Derek Valcourt has the latest black eye for the program.
Before city speed cameras were even installed, residents were skeptical about them. Now that some cameras are having problems, there is growing pressure on lawmakers to make sure they are fair and accurate.
One speed camera on Cold Spring Lane near Falls Road has recorded 11,000 speeders, but after a handful of challenges some tickets were voided because the camera was recording inaccurate speeds.
The City Council is planning to hold hearings on the growing problems.
“The camera is having some kind of glitch. That we were told, but what kind we really don’t know,” said Council President Jack Young.
An investigation by our media partner, The Baltimore Sun, also found problems with at least two other cameras.

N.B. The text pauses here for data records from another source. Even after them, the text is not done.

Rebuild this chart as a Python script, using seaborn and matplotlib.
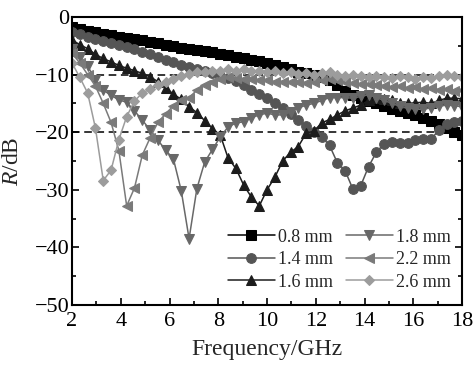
import numpy as np
import pandas as pd
import matplotlib
matplotlib.use("Agg")
import matplotlib.pyplot as plt
import seaborn as sns

# ---- data ----
freq = np.round(np.linspace(2, 18, 51), 2)  # GHz measurement grid

r_08 = [-1.8, -2.1, -2.4, -2.6, -2.9, -3.1, -3.4, -3.6, -3.8, -4.0,
        -4.3, -4.5, -4.8, -5.0, -5.3, -5.5, -5.7, -5.9, -6.1, -6.4,
        -6.6, -6.9, -7.1, -7.4, -7.7, -8.0, -8.3, -8.7, -9.1, -9.5,
        -9.7, -10.0, -10.5, -11.0, -11.8, -12.8, -13.5, -14.0, -14.6, -15.0,
        -15.5, -15.9, -16.3, -16.7, -17.1, -17.5, -18.0, -18.5, -19.2, -20.0,
        -20.5]
r_14 = [-2.6, -3.0, -3.4, -3.8, -4.1, -4.5, -4.8, -5.2, -5.6, -6.0,
        -6.4, -6.9, -7.4, -7.8, -8.3, -8.7, -9.1, -9.4, -9.8, -10.2,
        -10.6, -11.1, -11.8, -12.6, -13.3, -14.1, -15.0, -15.8, -16.8, -17.9,
        -19.0, -20.0, -20.8, -22.3, -25.3, -26.7, -29.9, -29.3, -26.0, -23.5,
        -22.0, -21.7, -21.8, -21.9, -21.3, -21.2, -21.2, -19.7, -18.5, -18.2,
        -18.1]
r_16 = [-4.0, -4.8, -5.5, -6.5, -7.2, -7.8, -8.4, -8.9, -9.3, -9.8,
        -10.4, -11.2, -12.3, -13.4, -14.3, -15.6, -16.6, -18.0, -19.4, -20.5,
        -24.5, -26.3, -29.2, -31.3, -32.8, -30.0, -27.8, -25.0, -23.5, -22.5,
        -20.2, -19.8, -18.4, -17.8, -17.0, -16.3, -15.8, -15.3, -14.5, -14.0,
        -14.2, -14.5, -15.0, -15.0, -14.9, -14.8, -15.0, -14.5, -14.1, -14.1,
        -14.2]
r_18 = [-5.5, -7.0, -8.5, -11.0, -12.7, -13.6, -14.4, -14.8, -16.3, -17.9,
        -19.6, -21.4, -23.1, -24.7, -30.2, -38.5, -29.8, -25.2, -23.0, -20.8,
        -19.1, -18.4, -18.2, -17.5, -17.0, -16.7, -17.0, -17.0, -16.5, -15.8,
        -15.3, -15.0, -14.5, -14.0, -14.0, -14.0, -14.1, -13.8, -13.5, -14.0,
        -14.5, -15.0, -15.5, -15.8, -16.0, -16.0, -15.8, -15.5, -15.3, -15.4,
        -15.6]
r_22 = [-6.3, -8.0, -10.0, -12.0, -15.0, -18.3, -23.2, -32.8, -29.7, -24.0,
        -21.0, -18.3, -16.8, -15.4, -14.4, -14.0, -12.7, -11.8, -11.3, -10.8,
        -10.5, -10.6, -10.8, -10.7, -10.9, -11.0, -11.2, -11.2, -11.3, -11.2,
        -11.4, -11.2, -11.0, -10.8, -11.0, -11.2, -11.5, -11.7, -11.6, -11.8,
        -11.9, -12.2, -12.0, -12.3, -12.1, -12.5, -12.3, -12.6, -12.5, -12.8,
        -12.7]
r_26 = [-8.0, -10.5, -13.2, -19.3, -28.4, -26.6, -21.3, -17.3, -14.6, -13.2,
        -12.5, -11.8, -11.3, -10.7, -10.3, -9.9, -9.6, -9.5, -9.4, -9.3,
        -9.0, -9.3, -9.1, -9.4, -9.3, -9.6, -9.4, -9.7, -9.6, -9.9,
        -9.8, -10.0, -9.8, -9.6, -10.1, -10.2, -10.0, -10.3, -10.5, -10.2,
        -10.4, -10.6, -10.3, -10.5, -10.7, -10.4, -10.6, -10.2, -10.0, -10.2,
        -10.5]

labels = ["0.8 mm", "1.4 mm", "1.6 mm", "1.8 mm", "2.2 mm", "2.6 mm"]
series = [r_08, r_14, r_16, r_18, r_22, r_26]
colors = ["#000000", "#555555", "#1c1c1c", "#686868", "#7a7a7a", "#9c9c9c"]
markers = ["s", "o", "^", "v", "<", "D"]
msizes = [6.5, 7, 6.5, 6.5, 6.5, 5.5]

sns.set_theme(style="ticks")
plt.rcParams["font.family"] = ["Liberation Serif", "DejaVu Serif"]
plt.rcParams["mathtext.fontset"] = "custom"
plt.rcParams["mathtext.it"] = "Liberation Serif:italic"
plt.rcParams["mathtext.rm"] = "Liberation Serif"

fig = plt.figure(figsize=(4.74, 3.70), dpi=100)
ax = fig.add_axes([0.152, 0.176, 0.823, 0.778])

for vals, lab, c, m, ms in zip(series, labels, colors, markers, msizes):
    df = pd.DataFrame({"f": freq, "R": vals})
    sns.lineplot(data=df, x="f", y="R", ax=ax, color=c, marker=m,
                 markersize=ms, markeredgecolor=c, markerfacecolor=c,
                 linewidth=1.1, label=lab)

ax.axhline(-10, color="black", linestyle=(0, (5, 3)), linewidth=1.1, zorder=0)
ax.axhline(-20, color="black", linestyle=(0, (5, 3)), linewidth=1.1, zorder=0)

ax.set_xlim(2, 18)
ax.set_ylim(-50, 0)
ax.set_xticks(range(2, 19, 2))
ax.set_xticks(range(3, 18, 2), minor=True)
ax.set_yticks(range(-50, 1, 10))
ax.set_yticks(range(-45, 0, 10), minor=True)
ax.tick_params(which="both", direction="in", right=True, top=False,
               labelsize=16, width=1.2, colors="black")
ax.tick_params(axis="y", pad=2)
ax.tick_params(axis="x", pad=5)
ax.tick_params(which="major", length=5)
ax.tick_params(which="minor", length=3)
for s in ax.spines.values():
    s.set_linewidth(1.5)
    s.set_color("black")

ax.set_xlabel("Frequency/GHz", fontsize=17, labelpad=6)
ax.set_ylabel("$R$/dB", fontsize=17)
ax.yaxis.set_label_coords(-0.125, 0.5)

ax.legend(ncol=2, loc="lower right", bbox_to_anchor=(1.0, 0.012), frameon=False,
          fontsize=13, handlelength=2.6, handletextpad=0.2, columnspacing=0.7,
          labelspacing=0.3, borderaxespad=0.2)

fig.savefig("out.png", dpi=100)
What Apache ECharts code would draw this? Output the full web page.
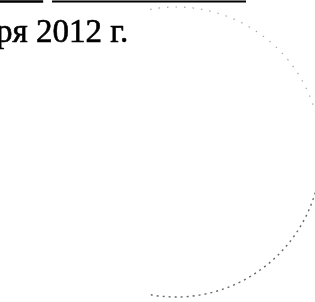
<!DOCTYPE html>
<html>
<head>
<meta charset="utf-8">
<script src="https://cdn.jsdelivr.net/npm/echarts@6/dist/echarts.min.js"></script>
<style>
  html, body { margin: 0; padding: 0; background: #fff; }
  #chart { width: 315px; height: 302px; }
</style>
</head>
<body>
<div id="chart"></div>
<script>
// text of the scanned fragment
var dateText = 'ря 2012 г.';
// underline segments (start/end as fraction of the width)
var ruleStarts = [0, 0.165];
var ruleEnds = [0.137, 0.781];

var myChart = echarts.init(document.getElementById('chart'));
var W = 315, H = 302;

var graphics = [];
ruleStarts.forEach(function (s, i) {
  graphics.push({
    type: 'line',
    shape: { x1: s * W, y1: 1.5, x2: ruleEnds[i] * W, y2: 1.5 },
    style: { stroke: '#000', lineWidth: i == 0 ? 2.6 : 2.2 }
  });
});
graphics.push({
  type: 'text',
  x: -4,
  y: 50,
  style: {
    text: dateText,
    font: '33px "Liberation Serif"',
    fill: '#000',
    stroke: '#000',
    lineWidth: 0.6,
    verticalAlign: 'bottom'
  }
});
// faded stamp ring, only the right half is left on the scan
// top part is fainter than the lower right part
graphics.push({
  type: 'arc',
  shape: { cx: 176, cy: 152, r: 145, startAngle: -1.75, endAngle: 0.2, clockwise: true },
  style: { stroke: '#a8a8a8', fill: null, lineWidth: 1.2, lineDash: [1.5, 7] }
});
graphics.push({
  type: 'arc',
  shape: { cx: 176, cy: 152, r: 145, startAngle: 0.2, endAngle: 1.75, clockwise: true },
  style: { stroke: '#6a6a6a', fill: null, lineWidth: 1.4, lineDash: [2, 4] }
});

myChart.setOption({
  backgroundColor: '#fff',
  animation: false,
  graphic: graphics
});
</script>
</body>
</html>
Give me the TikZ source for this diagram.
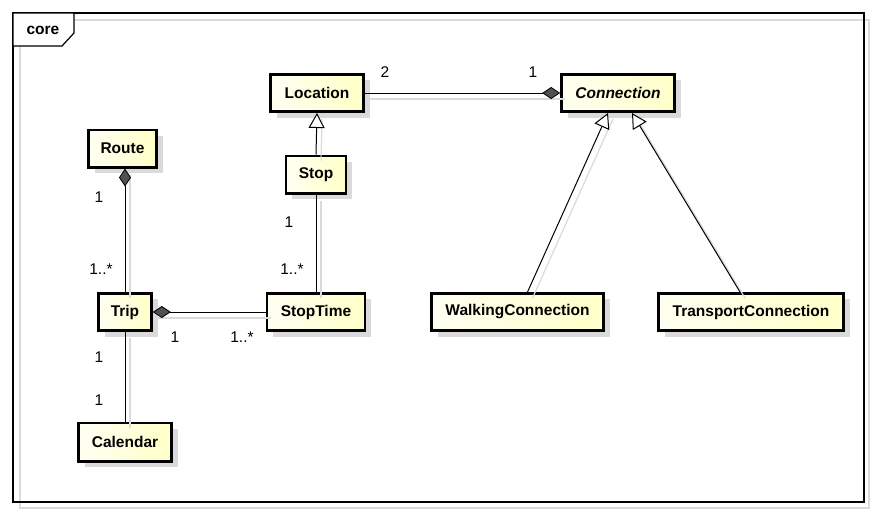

With looming questions about the cameras’ reliability, most drivers no longer trust them.
“The evidence is there that they are not accurate right now,” said one resident.
“They say you are doing something wrong and all you can do is take their word for it. You can’t fight them,” said another.
The city Department of Transportation says they are working with the camera vendors and continuing a rigorous investigation.
In fiscal year 2012, drivers paid more than $19 million in fines, $4 million more than projected.
Mayor Stephanie Rawlings-Blake assembled a task force to look into the cameras well before the errors became public. She tells WJZ the cameras are making streets safer.
Speed violations dropped by 80 percent between May of 2010 and September of 2011. The average speed of drivers also went down at 44 of 48 fixed camera locations, meaning school zones are now slower.
Delegate Jon Cardin has his own concerns about the speed camera program. He’s holding a press conference Monday to talk about it.
Despite these problems, city officials say the speed camera program has an error rate of less than one-quarter of one percent.